● JOB: List each line of the data in which the string "using" appears.

Data listing
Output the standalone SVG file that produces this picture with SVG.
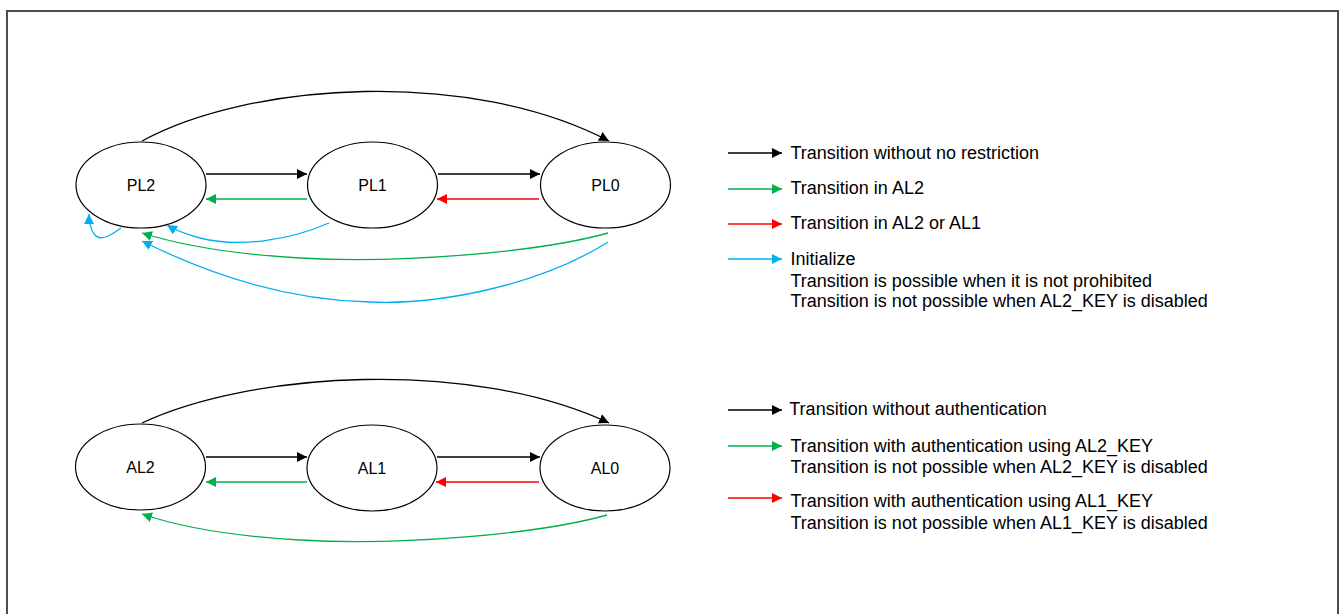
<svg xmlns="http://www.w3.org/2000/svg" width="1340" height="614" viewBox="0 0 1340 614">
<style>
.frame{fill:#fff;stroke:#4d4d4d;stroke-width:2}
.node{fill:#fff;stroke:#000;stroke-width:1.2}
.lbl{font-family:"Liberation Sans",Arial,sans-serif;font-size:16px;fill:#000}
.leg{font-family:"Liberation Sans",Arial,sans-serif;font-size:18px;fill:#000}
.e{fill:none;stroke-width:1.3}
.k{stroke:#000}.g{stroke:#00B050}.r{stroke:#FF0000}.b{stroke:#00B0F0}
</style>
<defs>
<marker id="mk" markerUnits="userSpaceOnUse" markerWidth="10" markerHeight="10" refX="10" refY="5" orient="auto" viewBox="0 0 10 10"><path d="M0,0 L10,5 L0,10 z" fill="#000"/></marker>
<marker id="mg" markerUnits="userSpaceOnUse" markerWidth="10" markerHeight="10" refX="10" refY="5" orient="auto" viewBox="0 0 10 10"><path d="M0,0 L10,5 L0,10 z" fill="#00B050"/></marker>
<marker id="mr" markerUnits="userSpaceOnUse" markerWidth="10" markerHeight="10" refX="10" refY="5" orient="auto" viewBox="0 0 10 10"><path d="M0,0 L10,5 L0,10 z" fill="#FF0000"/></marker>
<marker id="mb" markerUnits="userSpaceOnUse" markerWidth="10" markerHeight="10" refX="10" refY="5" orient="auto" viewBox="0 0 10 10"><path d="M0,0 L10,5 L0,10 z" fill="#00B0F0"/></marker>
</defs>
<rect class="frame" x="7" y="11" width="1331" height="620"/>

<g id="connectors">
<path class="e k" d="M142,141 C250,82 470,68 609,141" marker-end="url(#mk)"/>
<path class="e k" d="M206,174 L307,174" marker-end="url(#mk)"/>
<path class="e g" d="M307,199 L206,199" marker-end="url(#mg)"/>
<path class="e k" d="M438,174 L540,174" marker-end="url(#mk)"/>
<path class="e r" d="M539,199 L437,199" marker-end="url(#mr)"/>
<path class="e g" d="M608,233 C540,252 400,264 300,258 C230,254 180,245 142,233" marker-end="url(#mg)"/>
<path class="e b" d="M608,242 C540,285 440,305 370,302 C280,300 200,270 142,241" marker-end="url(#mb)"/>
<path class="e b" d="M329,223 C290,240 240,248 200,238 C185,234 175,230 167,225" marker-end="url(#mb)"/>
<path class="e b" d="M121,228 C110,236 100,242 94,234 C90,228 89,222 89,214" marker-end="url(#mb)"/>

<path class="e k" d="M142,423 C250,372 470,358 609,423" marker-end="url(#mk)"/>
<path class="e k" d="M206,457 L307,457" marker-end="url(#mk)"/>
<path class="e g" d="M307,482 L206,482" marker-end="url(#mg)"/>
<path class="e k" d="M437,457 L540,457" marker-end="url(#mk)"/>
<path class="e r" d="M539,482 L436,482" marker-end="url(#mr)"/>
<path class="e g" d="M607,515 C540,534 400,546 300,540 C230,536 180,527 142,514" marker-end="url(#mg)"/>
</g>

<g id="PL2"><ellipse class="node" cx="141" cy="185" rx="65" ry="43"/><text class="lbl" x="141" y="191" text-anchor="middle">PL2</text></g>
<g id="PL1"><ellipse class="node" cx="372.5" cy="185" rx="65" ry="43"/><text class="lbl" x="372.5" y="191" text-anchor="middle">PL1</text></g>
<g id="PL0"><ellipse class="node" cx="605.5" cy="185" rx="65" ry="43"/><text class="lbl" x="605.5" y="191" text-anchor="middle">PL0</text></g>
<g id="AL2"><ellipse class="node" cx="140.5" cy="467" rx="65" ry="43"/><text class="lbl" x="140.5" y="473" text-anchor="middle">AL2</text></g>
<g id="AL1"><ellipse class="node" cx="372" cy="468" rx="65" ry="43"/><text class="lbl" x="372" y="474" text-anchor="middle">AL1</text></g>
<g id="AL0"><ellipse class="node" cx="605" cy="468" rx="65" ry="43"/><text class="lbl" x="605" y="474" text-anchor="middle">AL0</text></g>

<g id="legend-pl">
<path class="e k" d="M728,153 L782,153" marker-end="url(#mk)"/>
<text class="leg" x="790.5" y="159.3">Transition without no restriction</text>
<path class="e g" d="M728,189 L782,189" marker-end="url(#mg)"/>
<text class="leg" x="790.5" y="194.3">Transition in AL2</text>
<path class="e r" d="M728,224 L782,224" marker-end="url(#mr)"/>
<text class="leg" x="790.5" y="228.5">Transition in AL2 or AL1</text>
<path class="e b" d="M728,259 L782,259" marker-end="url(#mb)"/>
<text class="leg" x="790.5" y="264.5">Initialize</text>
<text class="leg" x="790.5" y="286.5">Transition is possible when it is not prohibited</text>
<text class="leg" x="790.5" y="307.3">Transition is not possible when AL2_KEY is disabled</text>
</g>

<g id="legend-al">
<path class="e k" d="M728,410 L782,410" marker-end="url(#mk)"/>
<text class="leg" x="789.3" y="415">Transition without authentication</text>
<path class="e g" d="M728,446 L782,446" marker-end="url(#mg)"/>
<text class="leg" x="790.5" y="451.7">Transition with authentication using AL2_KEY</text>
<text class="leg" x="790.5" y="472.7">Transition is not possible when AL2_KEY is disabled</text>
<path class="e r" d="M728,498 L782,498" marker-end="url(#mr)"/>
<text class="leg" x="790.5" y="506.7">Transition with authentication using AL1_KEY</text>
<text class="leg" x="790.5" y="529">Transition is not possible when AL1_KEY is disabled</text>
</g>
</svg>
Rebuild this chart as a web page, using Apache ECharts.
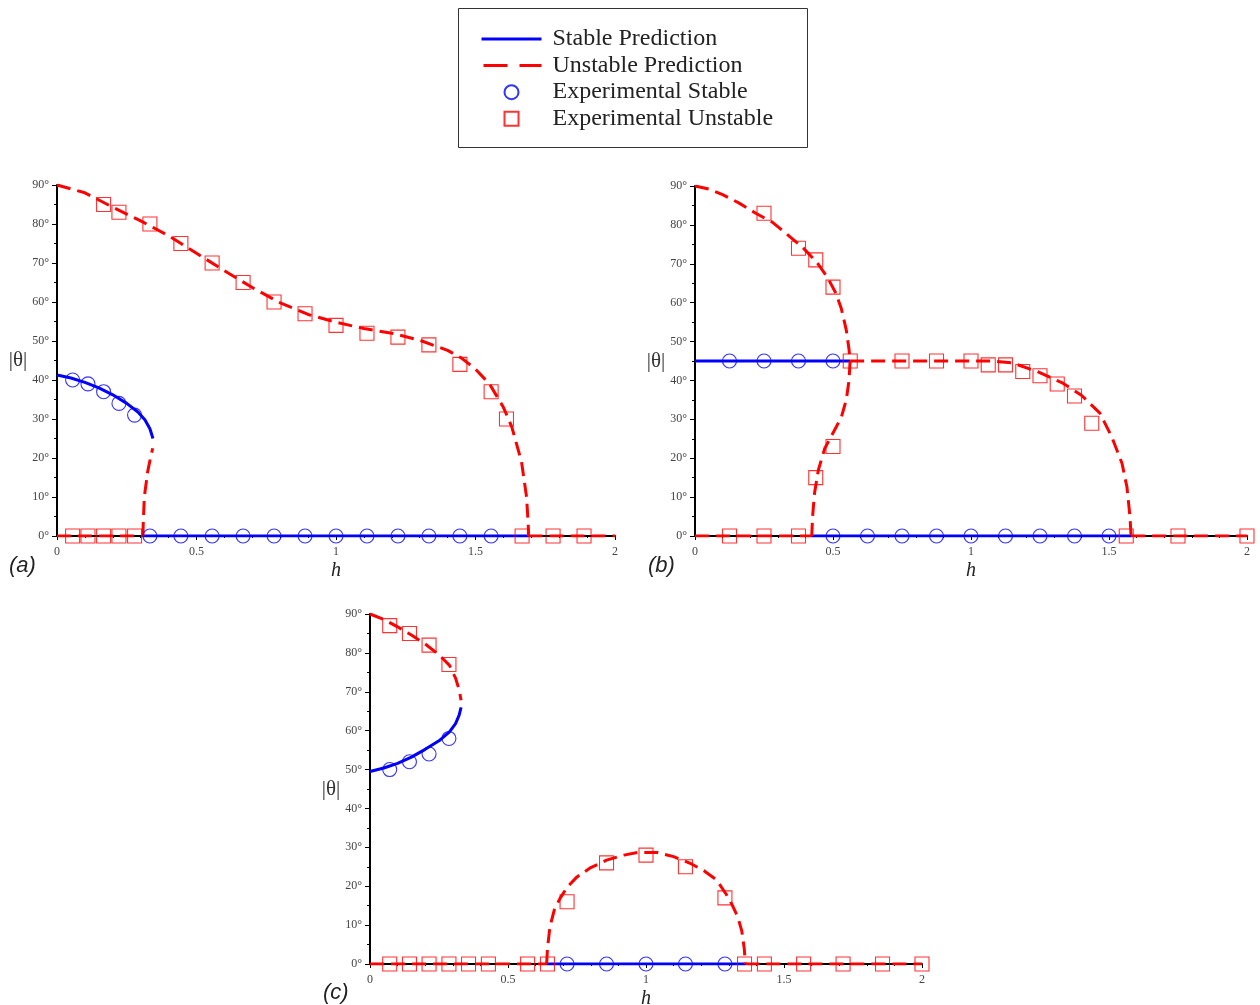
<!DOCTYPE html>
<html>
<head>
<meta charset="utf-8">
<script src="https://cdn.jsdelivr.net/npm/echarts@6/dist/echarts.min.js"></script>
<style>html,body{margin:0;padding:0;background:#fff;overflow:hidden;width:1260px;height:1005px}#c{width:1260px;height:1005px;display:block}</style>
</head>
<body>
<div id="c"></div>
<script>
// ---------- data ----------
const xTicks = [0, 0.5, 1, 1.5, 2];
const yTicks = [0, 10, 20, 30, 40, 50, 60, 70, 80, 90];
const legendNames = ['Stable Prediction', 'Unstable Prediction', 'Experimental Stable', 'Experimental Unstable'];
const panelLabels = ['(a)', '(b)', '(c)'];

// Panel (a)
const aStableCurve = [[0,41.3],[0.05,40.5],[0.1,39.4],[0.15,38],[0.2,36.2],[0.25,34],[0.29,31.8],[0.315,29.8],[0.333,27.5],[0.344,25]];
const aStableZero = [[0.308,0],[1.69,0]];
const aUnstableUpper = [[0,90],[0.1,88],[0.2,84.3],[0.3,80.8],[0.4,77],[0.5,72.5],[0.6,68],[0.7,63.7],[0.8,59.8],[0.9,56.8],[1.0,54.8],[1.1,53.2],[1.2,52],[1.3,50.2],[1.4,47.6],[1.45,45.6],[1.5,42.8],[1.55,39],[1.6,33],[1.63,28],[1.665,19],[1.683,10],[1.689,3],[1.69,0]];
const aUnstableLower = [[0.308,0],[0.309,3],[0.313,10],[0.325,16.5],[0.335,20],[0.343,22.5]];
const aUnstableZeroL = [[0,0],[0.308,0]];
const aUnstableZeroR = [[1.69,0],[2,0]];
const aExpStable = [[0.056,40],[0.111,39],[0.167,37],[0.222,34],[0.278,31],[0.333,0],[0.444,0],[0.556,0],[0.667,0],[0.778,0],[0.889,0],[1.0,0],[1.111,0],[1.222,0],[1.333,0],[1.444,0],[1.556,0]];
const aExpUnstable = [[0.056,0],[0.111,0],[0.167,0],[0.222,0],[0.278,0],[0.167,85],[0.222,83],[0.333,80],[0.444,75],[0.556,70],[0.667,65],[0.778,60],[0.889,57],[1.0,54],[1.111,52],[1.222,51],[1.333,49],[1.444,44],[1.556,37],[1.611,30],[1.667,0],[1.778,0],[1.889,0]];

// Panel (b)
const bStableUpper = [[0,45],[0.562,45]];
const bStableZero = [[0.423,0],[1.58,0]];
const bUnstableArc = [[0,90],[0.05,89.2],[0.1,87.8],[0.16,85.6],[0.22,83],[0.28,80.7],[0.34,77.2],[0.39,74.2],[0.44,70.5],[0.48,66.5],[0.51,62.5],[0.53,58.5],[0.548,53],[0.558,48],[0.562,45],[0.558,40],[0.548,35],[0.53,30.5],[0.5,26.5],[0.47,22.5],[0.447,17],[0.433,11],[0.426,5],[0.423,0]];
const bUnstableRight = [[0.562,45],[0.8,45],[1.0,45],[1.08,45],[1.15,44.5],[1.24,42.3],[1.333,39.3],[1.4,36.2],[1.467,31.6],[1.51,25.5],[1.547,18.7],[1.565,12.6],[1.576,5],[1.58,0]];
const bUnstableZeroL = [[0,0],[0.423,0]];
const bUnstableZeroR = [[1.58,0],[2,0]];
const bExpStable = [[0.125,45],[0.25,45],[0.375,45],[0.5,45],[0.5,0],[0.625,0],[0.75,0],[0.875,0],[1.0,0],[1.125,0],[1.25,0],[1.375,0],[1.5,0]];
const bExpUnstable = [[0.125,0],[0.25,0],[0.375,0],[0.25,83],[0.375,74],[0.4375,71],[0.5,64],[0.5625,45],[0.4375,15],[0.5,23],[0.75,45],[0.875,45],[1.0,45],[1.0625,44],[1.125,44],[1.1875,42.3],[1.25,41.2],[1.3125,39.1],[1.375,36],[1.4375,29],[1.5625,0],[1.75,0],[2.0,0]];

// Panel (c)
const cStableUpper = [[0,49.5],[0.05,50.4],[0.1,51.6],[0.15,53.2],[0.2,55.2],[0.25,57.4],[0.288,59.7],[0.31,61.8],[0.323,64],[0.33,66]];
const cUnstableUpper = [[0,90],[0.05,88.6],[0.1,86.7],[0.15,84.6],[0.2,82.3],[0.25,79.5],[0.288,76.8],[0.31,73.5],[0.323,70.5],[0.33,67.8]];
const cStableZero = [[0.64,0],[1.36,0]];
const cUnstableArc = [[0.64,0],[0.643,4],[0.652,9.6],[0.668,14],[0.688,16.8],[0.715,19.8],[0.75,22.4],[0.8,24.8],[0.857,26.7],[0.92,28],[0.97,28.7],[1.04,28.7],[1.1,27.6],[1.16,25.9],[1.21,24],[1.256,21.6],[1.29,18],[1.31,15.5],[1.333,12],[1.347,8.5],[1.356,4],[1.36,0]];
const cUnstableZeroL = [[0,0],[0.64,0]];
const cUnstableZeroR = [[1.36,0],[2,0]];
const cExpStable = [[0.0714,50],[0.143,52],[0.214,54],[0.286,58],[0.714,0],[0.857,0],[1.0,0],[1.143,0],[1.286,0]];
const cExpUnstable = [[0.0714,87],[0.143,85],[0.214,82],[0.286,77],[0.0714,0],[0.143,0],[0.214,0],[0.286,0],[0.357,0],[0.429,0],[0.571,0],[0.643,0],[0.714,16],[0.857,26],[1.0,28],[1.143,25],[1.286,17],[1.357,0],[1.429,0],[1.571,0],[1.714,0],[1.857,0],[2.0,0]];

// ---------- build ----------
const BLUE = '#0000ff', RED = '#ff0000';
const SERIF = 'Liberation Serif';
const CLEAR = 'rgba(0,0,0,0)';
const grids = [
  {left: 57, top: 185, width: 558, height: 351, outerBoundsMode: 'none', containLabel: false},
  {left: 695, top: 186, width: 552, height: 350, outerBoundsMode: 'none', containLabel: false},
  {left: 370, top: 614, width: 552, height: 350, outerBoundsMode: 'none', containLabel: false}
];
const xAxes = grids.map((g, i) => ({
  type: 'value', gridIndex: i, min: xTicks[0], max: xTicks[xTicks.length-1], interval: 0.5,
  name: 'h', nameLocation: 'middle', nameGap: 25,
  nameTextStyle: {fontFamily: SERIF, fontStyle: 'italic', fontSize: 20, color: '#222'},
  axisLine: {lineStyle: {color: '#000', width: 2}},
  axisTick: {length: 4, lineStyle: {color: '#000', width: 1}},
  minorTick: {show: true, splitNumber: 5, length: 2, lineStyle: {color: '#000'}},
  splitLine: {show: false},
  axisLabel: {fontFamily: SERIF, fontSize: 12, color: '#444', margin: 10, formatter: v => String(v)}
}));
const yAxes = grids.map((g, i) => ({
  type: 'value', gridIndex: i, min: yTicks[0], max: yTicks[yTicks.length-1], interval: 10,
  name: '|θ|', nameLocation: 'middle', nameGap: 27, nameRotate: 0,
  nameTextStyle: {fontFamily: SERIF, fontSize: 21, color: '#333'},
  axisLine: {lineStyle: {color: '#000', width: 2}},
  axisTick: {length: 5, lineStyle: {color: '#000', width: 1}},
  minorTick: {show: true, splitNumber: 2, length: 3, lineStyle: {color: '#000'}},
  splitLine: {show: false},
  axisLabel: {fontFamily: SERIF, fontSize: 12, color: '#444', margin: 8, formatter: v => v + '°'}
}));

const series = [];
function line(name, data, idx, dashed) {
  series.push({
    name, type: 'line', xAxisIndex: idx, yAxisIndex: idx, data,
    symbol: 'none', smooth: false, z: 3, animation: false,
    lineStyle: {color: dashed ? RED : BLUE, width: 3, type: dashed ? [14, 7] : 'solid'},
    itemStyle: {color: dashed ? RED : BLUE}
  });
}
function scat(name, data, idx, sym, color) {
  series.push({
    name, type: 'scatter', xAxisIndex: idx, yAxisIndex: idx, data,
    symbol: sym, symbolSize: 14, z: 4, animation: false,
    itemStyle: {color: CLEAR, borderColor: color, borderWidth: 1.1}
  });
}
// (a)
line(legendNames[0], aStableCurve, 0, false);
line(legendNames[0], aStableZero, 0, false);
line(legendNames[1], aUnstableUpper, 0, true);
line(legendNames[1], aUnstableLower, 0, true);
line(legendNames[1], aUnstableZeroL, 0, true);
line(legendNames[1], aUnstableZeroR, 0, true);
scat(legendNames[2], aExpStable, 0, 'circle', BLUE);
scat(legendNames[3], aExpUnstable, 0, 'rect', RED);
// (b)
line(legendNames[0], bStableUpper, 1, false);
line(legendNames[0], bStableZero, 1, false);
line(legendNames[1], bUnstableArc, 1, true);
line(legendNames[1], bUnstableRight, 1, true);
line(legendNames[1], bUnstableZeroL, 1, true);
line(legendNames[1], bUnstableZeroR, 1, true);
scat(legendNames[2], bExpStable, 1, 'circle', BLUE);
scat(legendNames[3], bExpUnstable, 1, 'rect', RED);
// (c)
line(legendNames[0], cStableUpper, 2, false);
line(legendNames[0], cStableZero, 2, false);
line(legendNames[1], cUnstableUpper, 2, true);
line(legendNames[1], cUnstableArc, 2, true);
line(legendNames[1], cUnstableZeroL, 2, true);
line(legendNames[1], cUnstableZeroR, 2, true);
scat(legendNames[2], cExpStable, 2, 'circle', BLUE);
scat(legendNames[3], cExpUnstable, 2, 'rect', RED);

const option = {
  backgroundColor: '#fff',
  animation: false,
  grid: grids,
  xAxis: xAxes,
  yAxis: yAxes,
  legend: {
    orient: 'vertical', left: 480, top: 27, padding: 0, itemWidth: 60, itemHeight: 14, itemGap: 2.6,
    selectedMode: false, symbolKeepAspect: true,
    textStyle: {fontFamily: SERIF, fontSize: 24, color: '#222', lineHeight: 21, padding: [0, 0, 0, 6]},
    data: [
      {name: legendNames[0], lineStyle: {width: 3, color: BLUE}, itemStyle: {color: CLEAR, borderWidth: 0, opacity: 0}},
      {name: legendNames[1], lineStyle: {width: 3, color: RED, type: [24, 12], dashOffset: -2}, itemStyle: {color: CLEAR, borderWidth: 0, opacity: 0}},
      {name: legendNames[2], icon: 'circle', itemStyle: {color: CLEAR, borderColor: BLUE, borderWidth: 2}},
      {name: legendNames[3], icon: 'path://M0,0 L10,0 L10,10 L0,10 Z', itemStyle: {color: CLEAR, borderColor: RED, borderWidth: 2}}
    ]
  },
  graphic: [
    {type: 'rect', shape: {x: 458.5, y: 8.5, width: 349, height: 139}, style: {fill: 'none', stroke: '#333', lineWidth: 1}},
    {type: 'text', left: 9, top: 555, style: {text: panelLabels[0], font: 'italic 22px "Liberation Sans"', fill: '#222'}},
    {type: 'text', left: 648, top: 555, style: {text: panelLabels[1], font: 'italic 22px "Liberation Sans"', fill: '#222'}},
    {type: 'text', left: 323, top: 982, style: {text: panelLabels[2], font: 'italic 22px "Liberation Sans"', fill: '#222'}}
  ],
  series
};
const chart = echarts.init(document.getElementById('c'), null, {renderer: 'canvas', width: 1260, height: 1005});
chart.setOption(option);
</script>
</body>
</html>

● ANSWER FOR THE TASK:
<text class="leg" x="790.5" y="451.7">Transition with authentication using AL2_KEY</text>
<text class="leg" x="790.5" y="506.7">Transition with authentication using AL1_KEY</text>
Rebuild this chart as a web page, using Apache ECharts.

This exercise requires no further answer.